I would like to download a file remotely with this URL using wget:

https://test.mydomain.com/files/myfile.zip

The site test.mydomain.com requires a login. I would like to download that file in my another server using this command but it does not work (does not completely download the file):

wget --user=myusername --password=mypassword https://test.mydomain.com/files/myfile.zip

If my username is myusername and password is mypassword what would be the correct wget syntax?

The following are the return messages after I type the above command:

Resolving test.mydomain.com (test.mydomain.com)... 123.456.789
Connecting to test.mydomain.com (test.mydomain.com)|123.456.789|:443... connected.
HTTP request sent, awaiting response... 302 Found
Location: https://test.mydomain.com/login/unauthorized [following]
--2013-01-30 02:01:32--  https://test.mydomain.com/login/unauthorized
Reusing existing connection to test.mydomain.com:443.
HTTP request sent, awaiting response... 302 Found
Location: https://test.mydomain.com/login [following]
--2013-01-30 02:01:32--  https://test.mydomain.com/login
Reusing existing connection to test.mydomain.com:443.
HTTP request sent, awaiting response... 200 OK
Length: unspecified [text/html]
Saving to: `myfile.zip'

Am I missing something? Please help. Thanks.

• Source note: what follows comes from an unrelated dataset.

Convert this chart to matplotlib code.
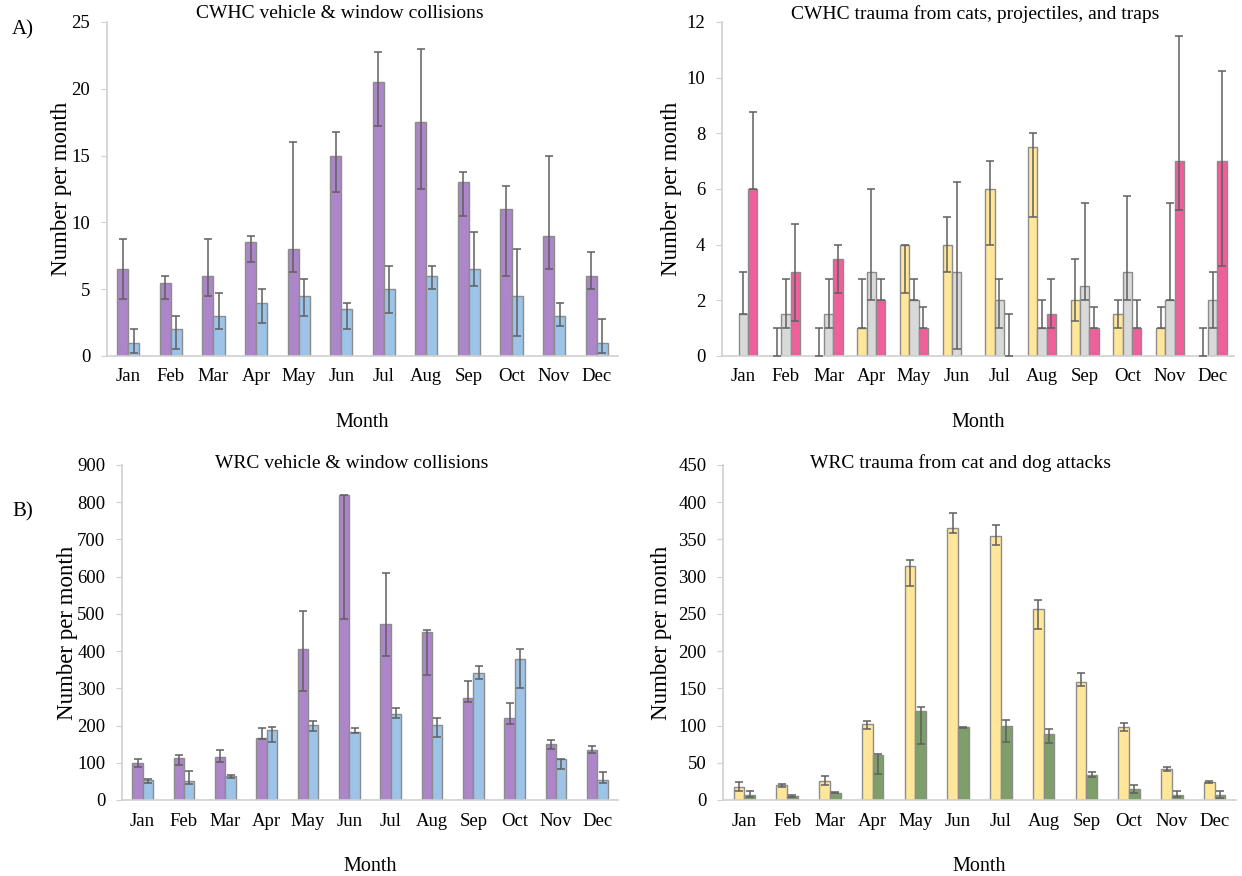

This question is related to wget

The answer is


It's not that your file is partially downloaded. It fails authentication and hence downloads e.g "index.html" but it names it myfile.zip (since this is what you want to download).

I followed the link suggested by @thomasbabuj and figured it out eventually.

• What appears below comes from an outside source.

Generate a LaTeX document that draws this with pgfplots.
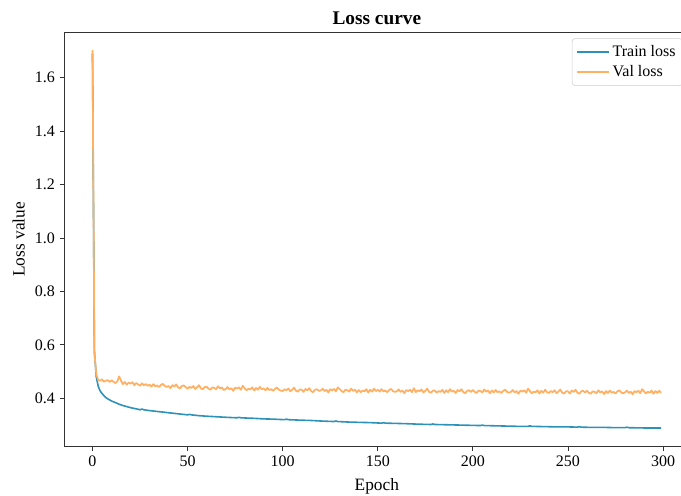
\documentclass[border=0pt]{standalone}
\usepackage{fontspec}
\setmainfont{Liberation Serif}
\usepackage{pgfplots}
\pgfplotsset{compat=1.18}
\definecolor{trainc}{RGB}{44,146,184}
\definecolor{valc}{RGB}{255,176,98}

\begin{document}
\begin{tikzpicture}
  % picture is cut at the right, like the reference (right spine off-page)
  \useasboundingbox (-48.05pt,-36.4pt) rectangle (462.7pt,334.9pt);
  \clip (-48.05pt,-36.4pt) rectangle (462.7pt,334.9pt);
  \begin{axis}[
    scale only axis,
    width=469.1pt,height=310.8pt,
    xmin=-14.95,xmax=313.95,ymin=0.2195,ymax=1.7705,
    xtick={0,50,...,300},
    ytick={0.4,0.6,0.8,1.0,1.2,1.4,1.6},
    yticklabel style={/pgf/number format/fixed,/pgf/number format/fixed zerofill,
      /pgf/number format/precision=1},
    /pgf/number format/assume math mode=true,
    ticklabel style={font=\fontsize{12}{14}\selectfont},
    xtick pos=lower,ytick pos=lower,
    tick align=outside,major tick length=3.3pt,
    tick style={black!80,line width=0.6pt},
    axis line style={black!80,line width=0.8pt},
    minor tick num=0,
    title={\textbf{Loss curve}},
    title style={font=\fontsize{14.5}{16}\selectfont,
      at={([yshift=0pt]axis description cs:0.5,1)},anchor=base},
    xlabel={Epoch},
    ylabel={Loss value},
    xlabel style={font=\fontsize{13}{15}\selectfont,
      at={([yshift=-33.2pt]axis description cs:0.5,0)},anchor=base},
    ylabel style={font=\fontsize{13}{15}\selectfont,
      at={([xshift=-34pt]axis description cs:0,0.5)},anchor=center,rotate=0},
    legend style={at={(1,1)},xshift=-5.25pt,yshift=-4.7pt,anchor=north east,
      draw=black!20,rounded corners=2pt,fill=white,
      font=\fontsize{12}{14}\selectfont,
      inner xsep=3pt,inner ysep=3pt,row sep=1.5pt,cells={anchor=west}},
    legend image code/.code={\draw[#1] (0pt,0pt) -- (24pt,0pt);},
    no markers,
  ]
    \addlegendimage{trainc,line width=1.2pt}
    \addlegendentry{Train loss}
    \addlegendimage{valc,line width=1.3pt}
    \addlegendentry{Val loss}
    % train loss (smooth, small bumps every ~25 epochs)
    \addplot[trainc,line width=1.2pt,line join=round,forget plot] coordinates {
      (0,1.690)(1,0.575)(2,0.480)(3,0.445)(4,0.428)(5,0.418)(6,0.410)(7,0.403)
      (8,0.398)(9,0.394)(10,0.390)(12,0.384)(14,0.378)(16,0.373)(18,0.369)
      (20,0.365)(22,0.362)(24,0.359)(25,0.357)(26,0.360)(27,0.357)(30,0.354)
      (35,0.350)(40,0.346)(45,0.342)(50,0.338)(51,0.340)(52,0.338)(56,0.335)
      (60,0.333)(65,0.331)(70,0.329)(76,0.327)(77,0.329)(78,0.327)(85,0.325)
      (90,0.323)(95,0.322)(101,0.320)(102,0.322)(103,0.320)(110,0.318)
      (115,0.317)(120,0.315)(127,0.313)(128,0.315)(129,0.313)(135,0.311)
      (140,0.310)(146,0.309)(152,0.307)(153,0.309)(154,0.307)(160,0.306)
      (165,0.305)(172,0.303)(178,0.302)(179,0.304)(180,0.302)(186,0.301)
      (192,0.300)(198,0.299)(204,0.298)(205,0.300)(206,0.298)(212,0.297)
      (218,0.296)(224,0.295)(229,0.295)(230,0.297)(231,0.295)(238,0.294)
      (244,0.293)(250,0.293)(255,0.292)(256,0.294)(257,0.292)(263,0.291)
      (270,0.291)(276,0.290)(280,0.290)(281,0.292)(282,0.290)(290,0.289)
      (299,0.289)
    };
    % val loss, one value per epoch
    \addplot[valc,line width=1.3pt,line join=round,forget plot] coordinates {
      (0,1.703)(1,0.570)(2,0.490)(3,0.468)(4,0.466)(5,0.471)(6,0.462)(7,0.466)(8,0.468)(9,0.461)
      (10,0.467)(11,0.462)(12,0.457)(13,0.463)(14,0.482)(15,0.466)(16,0.453)(17,0.461)(18,0.451)(19,0.459)
      (20,0.455)(21,0.460)(22,0.449)(23,0.457)(24,0.452)(25,0.447)(26,0.456)(27,0.449)(28,0.453)(29,0.447)
      (30,0.451)(31,0.444)(32,0.453)(33,0.445)(34,0.448)(35,0.442)(36,0.450)(37,0.454)(38,0.446)(39,0.443)
      (40,0.446)(41,0.438)(42,0.449)(43,0.444)(44,0.452)(45,0.441)(46,0.437)(47,0.446)(48,0.448)(49,0.442)
      (50,0.436)(51,0.443)(52,0.439)(53,0.446)(54,0.435)(55,0.441)(56,0.449)(57,0.437)(58,0.434)(59,0.442)
      (60,0.443)(61,0.436)(62,0.432)(63,0.441)(64,0.439)(65,0.434)(66,0.445)(67,0.437)(68,0.441)(69,0.431)
      (70,0.435)(71,0.442)(72,0.433)(73,0.438)(74,0.428)(75,0.440)(76,0.436)(77,0.441)(78,0.432)(79,0.447)
      (80,0.438)(81,0.430)(82,0.436)(83,0.433)(84,0.441)(85,0.429)(86,0.439)(87,0.432)(88,0.443)(89,0.434)
      (90,0.437)(91,0.430)(92,0.439)(93,0.431)(94,0.434)(95,0.428)(96,0.436)(97,0.440)(98,0.432)(99,0.429)
      (100,0.427)(101,0.434)(102,0.430)(103,0.437)(104,0.426)(105,0.432)(106,0.440)(107,0.428)(108,0.425)(109,0.433)
      (110,0.432)(111,0.424)(112,0.435)(113,0.430)(114,0.438)(115,0.427)(116,0.423)(117,0.432)(118,0.434)(119,0.428)
      (120,0.429)(121,0.436)(122,0.427)(123,0.432)(124,0.422)(125,0.434)(126,0.430)(127,0.435)(128,0.426)(129,0.441)
      (130,0.434)(131,0.427)(132,0.423)(133,0.432)(134,0.430)(135,0.425)(136,0.436)(137,0.428)(138,0.432)(139,0.422)
      (140,0.431)(141,0.423)(142,0.429)(143,0.426)(144,0.434)(145,0.422)(146,0.432)(147,0.425)(148,0.436)(149,0.427)
      (150,0.432)(151,0.425)(152,0.434)(153,0.426)(154,0.429)(155,0.423)(156,0.431)(157,0.435)(158,0.427)(159,0.424)
      (160,0.426)(161,0.433)(162,0.424)(163,0.429)(164,0.419)(165,0.431)(166,0.427)(167,0.432)(168,0.423)(169,0.438)
      (170,0.423)(171,0.430)(172,0.426)(173,0.433)(174,0.422)(175,0.428)(176,0.436)(177,0.424)(178,0.421)(179,0.429)
      (180,0.429)(181,0.421)(182,0.427)(183,0.424)(184,0.432)(185,0.420)(186,0.430)(187,0.423)(188,0.434)(189,0.425)
      (190,0.428)(191,0.420)(192,0.431)(193,0.426)(194,0.434)(195,0.423)(196,0.419)(197,0.428)(198,0.430)(199,0.424)
      (200,0.431)(201,0.424)(202,0.420)(203,0.429)(204,0.427)(205,0.422)(206,0.433)(207,0.425)(208,0.429)(209,0.419)
      (210,0.429)(211,0.422)(212,0.431)(213,0.423)(214,0.426)(215,0.420)(216,0.428)(217,0.432)(218,0.424)(219,0.421)
      (220,0.424)(221,0.431)(222,0.422)(223,0.427)(224,0.417)(225,0.429)(226,0.425)(227,0.430)(228,0.421)(229,0.436)
      (230,0.427)(231,0.419)(232,0.425)(233,0.422)(234,0.430)(235,0.418)(236,0.428)(237,0.421)(238,0.432)(239,0.423)
      (240,0.420)(241,0.427)(242,0.423)(243,0.430)(244,0.419)(245,0.425)(246,0.433)(247,0.421)(248,0.418)(249,0.426)
      (250,0.426)(251,0.418)(252,0.429)(253,0.424)(254,0.432)(255,0.421)(256,0.417)(257,0.426)(258,0.428)(259,0.422)
      (260,0.428)(261,0.421)(262,0.417)(263,0.426)(264,0.424)(265,0.419)(266,0.430)(267,0.422)(268,0.426)(269,0.416)
      (270,0.427)(271,0.420)(272,0.429)(273,0.421)(274,0.424)(275,0.418)(276,0.426)(277,0.430)(278,0.422)(279,0.419)
      (280,0.422)(281,0.429)(282,0.420)(283,0.425)(284,0.415)(285,0.427)(286,0.423)(287,0.428)(288,0.419)(289,0.434)
      (290,0.426)(291,0.418)(292,0.424)(293,0.421)(294,0.429)(295,0.417)(296,0.427)(297,0.420)(298,0.428)(299,0.421)
    };
  \end{axis}
\end{tikzpicture}
\end{document}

You should try adding --auth-no-challenge and as @thomasbabuj suggested replace your password entry

I.e

wget --auth-no-challenge --user=myusername --ask-password https://test.mydomain.com/files/myfile.zip

I have found that wget does not properly authenticate with some servers, perhaps because it is only HTTP 1.0 compliant. In such cases, curl (which is HTTP 1.1 compliant) usually does the trick:

curl -o <filename-to-save-as> -u <username>:<password> <url>


You could try the same address with HTTP instead of HTTPS. Be aware that this does use HTTP instead of HTTPS and only some sites might support this method.

Example address: https://cdimage.debian.org/debian-cd/current/amd64/iso-cd/debian-10.3.0-amd64-netinst.iso

wget http://cdimage.debian.org/debian-cd/current/amd64/iso-cd/debian-10.3.0-amd64-netinst.iso

*notice the http:// instead of https://.

This is probably not recommended though :)

If you can, try use curl.


EDIT:

FYI an example with username (and prompt for password) would be:

curl --user $USERNAME -O http://cdimage.debian.org/debian-cd/current/amd64/iso-cd/debian-10.3.0-amd64-netinst.iso

Where -O is

 -O, --remote-name
              Write output to a local file named like the remote file we get. (Only the file part of the remote file is used, the path is cut off.)